Information provided >>
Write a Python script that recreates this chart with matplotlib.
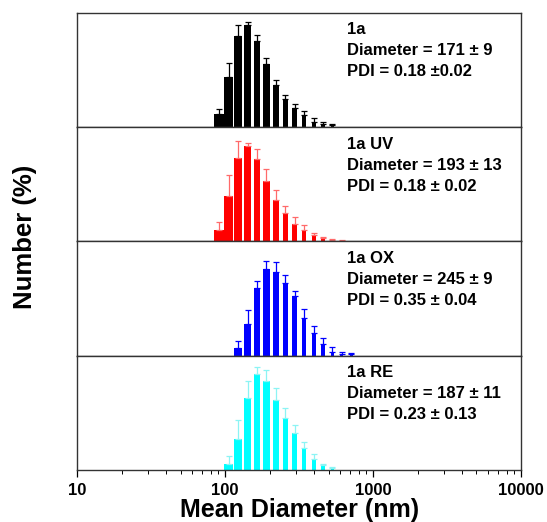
import numpy as np
from matplotlib import pyplot as plt

plt.rcParams['font.family'] = ['Liberation Sans', 'DejaVu Sans']
plt.rcParams['font.weight'] = 'bold'

# Zetasizer size bins (nm)
bins = [91.28, 105.7, 122.4, 141.8, 164.2, 190.1, 220.2, 255.0,
        295.3, 342.0, 396.1, 458.7, 531.2, 615.1, 712.4]

# 1a
x_1a = bins[0:13]
y_1a = [2.8, 11.0, 19.9, 22.4, 18.8, 13.7, 9.1, 6.2, 4.2, 2.7, 1.2, 0.7, 0.4]
e_1a = [1.2, 3.1, 2.3, 0.6, 1.3, 1.3, 1.2, 0.9, 0.9, 0.8, 0.7, 0.4, 0.2]

# 1a UV
x_uv = bins[0:14]
y_uv = [2.5, 10.0, 18.2, 20.8, 17.9, 13.3, 9.1, 6.2, 3.9, 2.5, 1.4, 0.7, 0.4, 0.15]
e_uv = [1.8, 4.6, 3.7, 0.7, 2.2, 2.6, 2.1, 1.6, 1.4, 1.1, 0.4, 0.3, 0.2, 0.1]

# 1a OX
x_ox = bins[2:15]
y_ox = [1.7, 7.0, 14.8, 19.0, 18.3, 15.9, 13.0, 8.3, 5.0, 2.5, 0.9, 0.4, 0.3]
e_ox = [1.5, 3.0, 1.6, 1.7, 2.2, 1.8, 1.1, 2.0, 1.5, 1.3, 0.9, 0.4, 0.2]

# 1a RE
x_re = bins[1:13]
y_re = [1.3, 6.7, 15.7, 20.9, 19.5, 15.4, 11.3, 8.0, 4.9, 2.5, 1.1, 0.4]
e_re = [1.7, 4.3, 3.7, 1.6, 2.3, 2.5, 2.2, 1.8, 1.3, 0.9, 0.2, 0.15]

labels = ['1a', '1a UV', '1a OX', '1a RE']
diameters = ['171 ± 9', '193 ± 13', '245 ± 9', '187 ± 11']
pdis = ['0.18 ±0.02', '0.18 ± 0.02', '0.35 ± 0.04', '0.23 ± 0.13']
colors = ['black', 'red', 'blue', 'cyan']
err_colors = ['black', '#ff6a6a', 'blue', '#8cf4f4']

series = [(x_1a, y_1a, e_1a), (x_uv, y_uv, e_uv), (x_ox, y_ox, e_ox), (x_re, y_re, e_re)]

fig, axes = plt.subplots(4, 1, figsize=(5.47, 5.22), dpi=100, sharex=True)
fig.subplots_adjust(left=0.141, right=0.9525, bottom=0.0996, top=0.9757, hspace=0)

# bar width in decades, shrinking with size like the original plot
def bar_edges(x):
    x = np.asarray(x)
    wdec = 0.0675 * (x / 91.28) ** -0.63
    left = x * 10 ** (-wdec / 2)
    right = x * 10 ** (wdec / 2)
    return left, right - left

for i, ax in enumerate(axes):
    x, y, e = series[i]
    left, w = bar_edges(x)
    ax.bar(left, y, width=w, align='edge', color=colors[i], linewidth=0)
    ax.errorbar(x, y, yerr=[np.zeros(len(e)), e], fmt='none', ecolor=err_colors[i],
                elinewidth=0.9, capsize=2.2, capthick=0.9)
    ax.set_xscale('log')
    ax.set_xlim(10, 10000)
    ax.set_ylim(0, 25)
    ax.set_yticks([])
    for s in ax.spines.values():
        s.set_linewidth(1.0)
        s.set_color('#333333')
    ax.tick_params(axis='x', which='both', direction='out', top=False,
                   bottom=(i == 3), pad=4)
    ax.tick_params(axis='x', which='major', length=5, width=0.9)
    ax.tick_params(axis='x', which='minor', length=3, width=0.7)
    txt = f"{labels[i]}\nDiameter = {diameters[i]}\nPDI = {pdis[i]}"
    ax.text(0.607, 0.915, txt, transform=ax.transAxes, ha='left', va='top',
            fontsize=12, fontweight='bold', linespacing=1.5)

axes[3].set_xticks([10, 100, 1000, 10000])
axes[3].set_xticklabels(['10', '100', '1000', '10000'], fontsize=12, fontweight='bold')
axes[3].set_xlabel('Mean Diameter (nm)', fontsize=18, fontweight='bold', labelpad=0)
fig.text(0.046, 0.546, 'Number (%)', rotation=90, ha='center', va='center',
         fontsize=18.5, fontweight='bold')

fig.savefig('out.png', dpi=100)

Exercise prompt >> Reply with nothing except the number of lines in the listing above that include "matplotlib".

Reply >> 2